Itália, mas pode chamar de Brasil
Todo dia há um escândalo político, 20 anos depois da operação "Mãos Limpas", que prendeu 4.000
ROMA - Indignado com os escândalos cotidianos na política brasileira? Venha para a Itália. Vai experimentar sentimentos contraditórios: inveja porque aqui muita gente graúda vira e mexe vai para a cadeia. Mas também orgulho patriótico porque, em pelo menos um ponto, o Brasil está mais avançado.
Refiro-me especificamente à lei da ficha limpa, em vigor no Brasil. Aqui, Beppe Grillo, cômico que virou um político-antipolíticos e é a sensação da campanha para o pleito de domingo, coletou 350 mil assinaturas para uma lei popular visando um "Parlamento Pulito" (limpo). Nem foi apreciada pelo Parlamento.

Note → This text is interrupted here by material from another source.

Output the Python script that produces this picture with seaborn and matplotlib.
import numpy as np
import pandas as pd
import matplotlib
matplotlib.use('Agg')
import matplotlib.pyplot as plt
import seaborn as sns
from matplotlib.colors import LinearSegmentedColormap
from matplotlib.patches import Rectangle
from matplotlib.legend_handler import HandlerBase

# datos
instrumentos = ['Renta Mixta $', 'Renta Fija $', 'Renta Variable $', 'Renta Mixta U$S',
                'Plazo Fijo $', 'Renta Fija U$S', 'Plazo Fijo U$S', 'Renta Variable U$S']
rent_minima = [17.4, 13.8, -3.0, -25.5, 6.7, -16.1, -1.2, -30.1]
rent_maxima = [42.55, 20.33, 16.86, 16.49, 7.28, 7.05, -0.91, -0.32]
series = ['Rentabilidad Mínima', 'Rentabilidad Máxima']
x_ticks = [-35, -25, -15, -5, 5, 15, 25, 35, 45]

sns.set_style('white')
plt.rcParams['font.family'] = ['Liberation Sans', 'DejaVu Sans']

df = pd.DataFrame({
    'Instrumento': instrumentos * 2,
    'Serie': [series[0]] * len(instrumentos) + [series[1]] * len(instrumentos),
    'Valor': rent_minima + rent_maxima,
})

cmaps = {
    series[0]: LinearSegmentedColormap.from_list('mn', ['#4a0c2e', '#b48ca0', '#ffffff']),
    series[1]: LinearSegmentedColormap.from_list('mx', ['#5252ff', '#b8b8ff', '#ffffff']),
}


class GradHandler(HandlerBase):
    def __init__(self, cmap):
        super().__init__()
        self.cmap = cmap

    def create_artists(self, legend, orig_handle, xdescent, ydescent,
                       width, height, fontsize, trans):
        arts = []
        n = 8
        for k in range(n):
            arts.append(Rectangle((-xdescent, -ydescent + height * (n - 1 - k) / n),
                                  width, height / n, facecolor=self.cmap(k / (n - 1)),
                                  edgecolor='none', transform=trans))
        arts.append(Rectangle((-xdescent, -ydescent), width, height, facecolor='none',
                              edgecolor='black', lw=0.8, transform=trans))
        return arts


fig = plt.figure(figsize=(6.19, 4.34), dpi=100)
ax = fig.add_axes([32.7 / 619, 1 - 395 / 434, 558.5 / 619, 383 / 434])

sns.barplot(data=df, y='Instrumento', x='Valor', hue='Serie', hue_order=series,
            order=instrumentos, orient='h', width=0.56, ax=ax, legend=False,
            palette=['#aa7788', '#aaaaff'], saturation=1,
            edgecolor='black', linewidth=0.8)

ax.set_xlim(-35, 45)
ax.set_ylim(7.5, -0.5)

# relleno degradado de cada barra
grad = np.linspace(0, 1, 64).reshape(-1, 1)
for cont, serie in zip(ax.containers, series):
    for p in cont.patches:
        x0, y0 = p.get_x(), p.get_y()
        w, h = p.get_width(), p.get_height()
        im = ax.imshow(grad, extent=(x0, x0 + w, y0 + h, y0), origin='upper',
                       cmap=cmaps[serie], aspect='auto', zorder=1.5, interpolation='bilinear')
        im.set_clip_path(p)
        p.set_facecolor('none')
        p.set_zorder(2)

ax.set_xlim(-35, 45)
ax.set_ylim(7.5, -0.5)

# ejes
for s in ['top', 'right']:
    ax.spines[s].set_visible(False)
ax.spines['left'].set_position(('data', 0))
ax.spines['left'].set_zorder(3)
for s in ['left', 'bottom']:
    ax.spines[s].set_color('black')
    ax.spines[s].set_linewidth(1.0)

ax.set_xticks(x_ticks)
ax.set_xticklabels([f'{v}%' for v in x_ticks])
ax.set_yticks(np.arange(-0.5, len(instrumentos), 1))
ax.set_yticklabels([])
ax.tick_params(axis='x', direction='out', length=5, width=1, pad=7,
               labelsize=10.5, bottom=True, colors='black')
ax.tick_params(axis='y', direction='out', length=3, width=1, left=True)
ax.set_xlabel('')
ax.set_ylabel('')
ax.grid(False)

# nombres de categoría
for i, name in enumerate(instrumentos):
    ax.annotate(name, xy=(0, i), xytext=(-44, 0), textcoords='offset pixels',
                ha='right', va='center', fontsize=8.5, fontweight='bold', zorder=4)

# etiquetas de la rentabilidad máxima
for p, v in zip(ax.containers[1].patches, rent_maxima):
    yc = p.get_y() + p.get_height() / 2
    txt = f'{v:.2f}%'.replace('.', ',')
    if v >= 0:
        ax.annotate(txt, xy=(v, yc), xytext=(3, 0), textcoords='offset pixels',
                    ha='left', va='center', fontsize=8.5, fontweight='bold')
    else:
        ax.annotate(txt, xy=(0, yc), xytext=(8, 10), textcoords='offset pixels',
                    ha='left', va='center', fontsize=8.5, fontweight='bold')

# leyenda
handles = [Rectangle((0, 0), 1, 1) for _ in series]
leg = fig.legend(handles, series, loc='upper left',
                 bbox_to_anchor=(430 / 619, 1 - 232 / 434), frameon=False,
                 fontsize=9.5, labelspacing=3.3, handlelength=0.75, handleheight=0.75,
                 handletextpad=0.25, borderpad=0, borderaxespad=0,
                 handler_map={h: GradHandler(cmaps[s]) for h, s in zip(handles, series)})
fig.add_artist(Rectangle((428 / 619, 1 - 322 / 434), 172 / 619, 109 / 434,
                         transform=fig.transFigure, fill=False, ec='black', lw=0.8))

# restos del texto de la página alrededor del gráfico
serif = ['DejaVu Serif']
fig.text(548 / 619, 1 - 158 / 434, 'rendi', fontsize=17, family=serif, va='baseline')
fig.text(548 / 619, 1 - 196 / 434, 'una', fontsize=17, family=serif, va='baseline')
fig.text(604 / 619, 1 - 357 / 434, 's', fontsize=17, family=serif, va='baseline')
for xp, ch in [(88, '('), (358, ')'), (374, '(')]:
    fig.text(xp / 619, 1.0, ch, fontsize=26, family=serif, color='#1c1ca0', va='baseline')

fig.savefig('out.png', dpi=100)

Consequência: não passa dia sem que algum escândalo ocupe na mídia o espaço que deveria ser da campanha eleitoral.
Prender gente graúda, como pedem tantos brasileiros, não adiantou grande coisa: há 20 anos, a Justiça conduziu a chamada "Operação Mãos Limpas". Dinamitou dois dos grandes partidos da época, a Democracia Cristã e o Socialista (depois, a queda do Muro de Berlim sepultaria também o Partido Comunista, que foi o maior do Ocidente). Levou aos tribunais mais de 4.000 expoentes da política e do empresariado.
E daí? Nada. Basta dizer que, no vácuo dos antigos partidos, surgiu um certo Silvio Berlusconi, biliardário que ocupou por três vezes a presidência do Conselho de Ministros, apesar de ser uma espécie de Paulo Maluf italiano: campeão de processos, nenhuma condenação.
Berlusconi é a figura mais destacada na capa do semanário "L'Espresso" de um mês atrás, que apresenta 15 personagens políticos "inapresentáveis", mas que estão presentes nas listas partidárias. Você acha que só há 15 nomes para compor capa semelhante no Brasil?
O fato é que, 20 anos depois, ressurge na Itália a palavra envenenada que dinamitou o sistema político nos anos 90. "Por desgraça, estamos diante de algo muito similar à Tangentopoli", diz Mario Monti, primeiro-ministro em funções e quarto colocado nas pesquisas.
"Tangente" é suborno. "Poli" é cidade. Logo estamos diante de uma "Terra dos Subornos", algo que o brasileiro conhece bem. "Tangentopoli" foi o rótulo usado para os escândalos apurados na "Mãos Limpas".
De novo, ao contrário do Brasil, dá cadeia. Foi preso, por exemplo, Gianlucca Baldassari, gestor do banco mais antigo do mundo, o MPS (Monte dei Paschi di Siena), enrolado em operações com derivativos que o levaram às cordas. Foi salvo por uma injeção de dinheiro público -feita no governo Monti, diga-se- de € 3,9 bilhões (R$ 10,2 bi).
Foi também preso Giuseppe Orsi, conselheiro-delegado da Finmeccanica, empresa acusada de ter pago comissões, eventualmente repassadas a políticos, para vender helicópteros à Índia, que acaba de desfazer o negócio.
Para você ficar com inveja: em vez de criticar as "tangenti", Berlusconi diz que os juízes que mandam prender os empresários "atrapalham a economia". A tese do ex-premiê é cínica mas realista: quem não paga comissão não fecha negócio. No Brasil, muito político pensa -e age- assim, mas jamais admite.